(19 Jun 2025)
RESTRICTION SUMMARY:
ASSOCIATED PRESS
Rio de Janeiro, Brazil – 19 June 2025
1. Aerial of Christ the Redeemer and Rio de Janeiro city ++MUTE++
2. Carpets forming the word ”Paz” (peace in Portuguese)
3. Close of recycled plastic to decorate the ceremonial carpets
4. Various of people using recycled plastic to decorate the ceremonial carpets
5. SOUNDBITE (Portuguese) Marcos Martins, Environmental manager of the Christ Sustainable Consortium:
++PARTIALLY COVERED BY SHOTS 1 TO 4++
"Our traditional Corpus Christi carpet this year has a more sustainable approach; we crushed bottle caps. These caps could have been polluting our environment, but we crushed them and used them in the Corpus Christi carpet. Instead of the traditional salt, this time it was crushed plastic."
6. Various of Cardinal Orani Tempesta and other catholic officials during the Eucharistic adoration at the Sanctuary of the Redeemer
7. Aerial tilt down from Christ to carpet
8. Close of carpet
9. SOUNDBITE (Portuguese) Cardinal Orani Tempesta, Archbishop of Rio de Janeiro:
++PARTIALLY COVERED BY SHOTS 6 TO 8++
"The Sanctuary of the Redeemer wanted to give a sign also on the ecological issue. It has been 10 years since Pope Francis signed the document on integral ecology – Laudato Si (Praise be to You in English) – so crushed ecological bottles were used here to make the carpet, clearly reminding us of our co-responsibility towards ecology, and concerned for the environment, which is a characteristic of the the Redeemer.”
10. Wide of carpet
STORYLINE:
Brazilian Catholic worshippers laid down an eco-friendly carpet in front of the world-famous Christ the Redeemer statue in Rio de Janeiro on Thursday, calling for the protection of the environment as the country prepares to host UN climate talks in the Amazon.
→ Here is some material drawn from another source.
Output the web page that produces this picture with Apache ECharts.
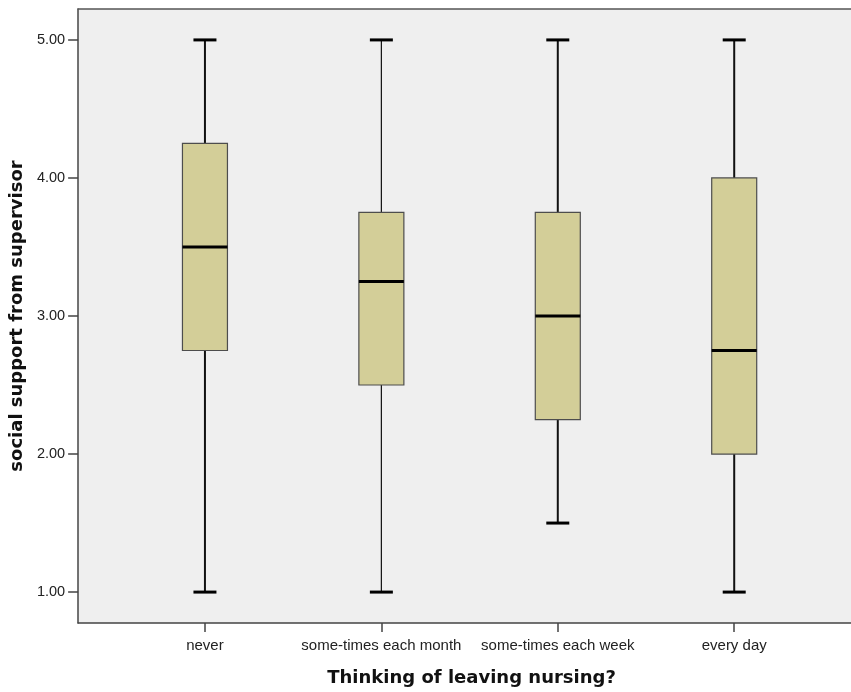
<!DOCTYPE html>
<html>
<head>
<meta charset="utf-8">
<script src="https://cdn.jsdelivr.net/npm/echarts@6/dist/echarts.min.js"></script>
<style>
  html, body { margin: 0; padding: 0; background: #ffffff; }
  #chart { width: 851px; height: 692px; }
</style>
</head>
<body>
<div id="chart"></div>
<script>
// Categories of the grouping variable
const categories = ['never', 'some-times each month', 'some-times each week', 'every day'];
// Five-number summaries per category
const whiskerLow  = [1.00, 1.00, 1.50, 1.00];
const quartile1   = [2.75, 2.50, 2.25, 2.00];
const medians     = [3.50, 3.25, 3.00, 2.75];
const quartile3   = [4.25, 3.75, 3.75, 4.00];
const whiskerHigh = [5.00, 5.00, 5.00, 5.00];
// Y-axis tick values
const yTicks = [1, 2, 3, 4, 5];

const boxData = categories.map((c, i) => [i, whiskerLow[i], quartile1[i], medians[i], quartile3[i], whiskerHigh[i]]);

const stemWidths = [2, 1.2, 2, 2];

const chart = echarts.init(document.getElementById('chart'));

function renderBox(params, api) {
  const i = api.value(0);
  const x = api.coord([i, 0])[0];
  const yLow = api.coord([i, api.value(1)])[1];
  const yQ1 = api.coord([i, api.value(2)])[1];
  const yMed = api.coord([i, api.value(3)])[1];
  const yQ3 = api.coord([i, api.value(4)])[1];
  const yHigh = api.coord([i, api.value(5)])[1];
  const halfBox = 22.5;
  const halfCap = 11.5;
  const sw = stemWidths[params.dataIndex];
  return {
    type: 'group',
    children: [
      { type: 'line', shape: { x1: x, y1: yHigh, x2: x, y2: yQ3 }, style: { stroke: '#111', lineWidth: sw } },
      { type: 'line', shape: { x1: x, y1: yQ1, x2: x, y2: yLow }, style: { stroke: '#111', lineWidth: sw } },
      { type: 'line', shape: { x1: x - halfCap, y1: yHigh, x2: x + halfCap, y2: yHigh }, style: { stroke: '#000', lineWidth: 3 } },
      { type: 'line', shape: { x1: x - halfCap, y1: yLow, x2: x + halfCap, y2: yLow }, style: { stroke: '#000', lineWidth: 3 } },
      { type: 'rect', shape: { x: x - halfBox, y: yQ3, width: halfBox * 2, height: yQ1 - yQ3 },
        style: { fill: '#d3ce98', stroke: '#4d4d4d', lineWidth: 1.2 } },
      { type: 'line', shape: { x1: x - halfBox, y1: yMed, x2: x + halfBox, y2: yMed }, style: { stroke: '#000', lineWidth: 3 } }
    ]
  };
}

const option = {
  animation: false,
  backgroundColor: '#ffffff',
  grid: {
    left: 77, top: 9, right: 0, bottom: 67,
    show: true, backgroundColor: '#efefef', borderWidth: 0
  },
  xAxis: [{
    type: 'value',
    min: -0.7189,
    max: 3.662,
    position: 'bottom',
    name: 'Thinking of leaving nursing?',
    nameLocation: 'middle',
    nameGap: 46,
    nameTextStyle: { fontFamily: 'DejaVu Sans', fontWeight: 'bold', fontSize: 18, color: '#111', padding: [0, 0, 0, 14] },
    axisLine: { show: true, onZero: false, lineStyle: { color: '#444', width: 1.5 } },
    axisTick: { show: true, customValues: [0, 1, 2, 3], length: 9, lineStyle: { color: '#444', width: 1.5 } },
    axisLabel: {
      customValues: [0, 1, 2, 3],
      formatter: v => categories[Math.round(v)],
      margin: 15,
      fontFamily: 'Liberation Sans', fontSize: 15, color: '#222'
    },
    splitLine: { show: false }
  }, {
    type: 'value',
    min: 0, max: 1,
    position: 'top',
    axisLine: { show: true, onZero: false, lineStyle: { color: '#555', width: 1.5 } },
    axisTick: { show: false },
    axisLabel: { show: false },
    splitLine: { show: false }
  }],
  yAxis: {
    type: 'value',
    min: 0.776,
    max: 5.224,
    name: 'social support from supervisor',
    nameLocation: 'middle',
    nameGap: 48,
    nameTextStyle: { fontFamily: 'DejaVu Sans', fontWeight: 'bold', fontSize: 18, color: '#111' },
    axisLine: { show: true, onZero: false, lineStyle: { color: '#444', width: 1.5 } },
    axisTick: { show: true, customValues: yTicks, length: 10, lineStyle: { color: '#444', width: 1.5 } },
    axisLabel: {
      customValues: yTicks,
      formatter: v => v.toFixed(2),
      margin: 13,
      fontFamily: 'Liberation Sans', fontSize: 14.5, color: '#222'
    },
    splitLine: { show: false }
  },
  series: [{
    type: 'custom',
    xAxisIndex: 0,
    renderItem: renderBox,
    encode: { x: 0, y: [1, 2, 3, 4, 5] },
    data: boxData,
    clip: false
  }]
};

chart.setOption(option);
</script>
</body>
</html>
Tapestries are a fixture of Corpus Christi, a religious feast celebrated by Catholics, who believe it marks the presence of Christ in the Eucharist.
This year, the colorful carpet was made from approximately 460 kilos ( (1,014 pounds) of recycled plastic caps.
Over the past few years, the sanctuary of Christ the Redeemer has increasingly used the attention the iconic statue generates to spotlight environmental concerns.
”These caps could have been polluting our environment, but we crushed them and used them in the Corpus Christi carpet," said Marcos Martins, environmental manager and educator at the sanctuary.
Just after daybreak and before the first flock of tourists arrived, Cardinal Orani João Tempesta led celebrations at the site overlooking Guanabara Bay and Rio’s famed Sugarloaf mountain.
The caps are “a good reminder of our co-responsibility with ecology, of our concern for the environment, which are very characteristic of Christ the Redeemer,” Rio’s archbishop said.
Thursday’s celebration also paid homage to the late Pope Francis and his ”Laudato Si” a landmark environmental encyclical in which Francis cast care for the environment in stark moral terms, calling for a bold cultural revolution to correct what he said was a “structurally perverse” economic system in which the rich exploited the poor, turning Earth into a pile of “filth” in the process.
Earlier this month, the sanctuary held a ‘week of the environment’, with workshops, discussion groups and actions focusing on environmental preservation.
Brazil has been hit by a series of environmental disasters in recent years, including severe droughts in the Amazon, wildfires in the Pantanal and flooding in the south.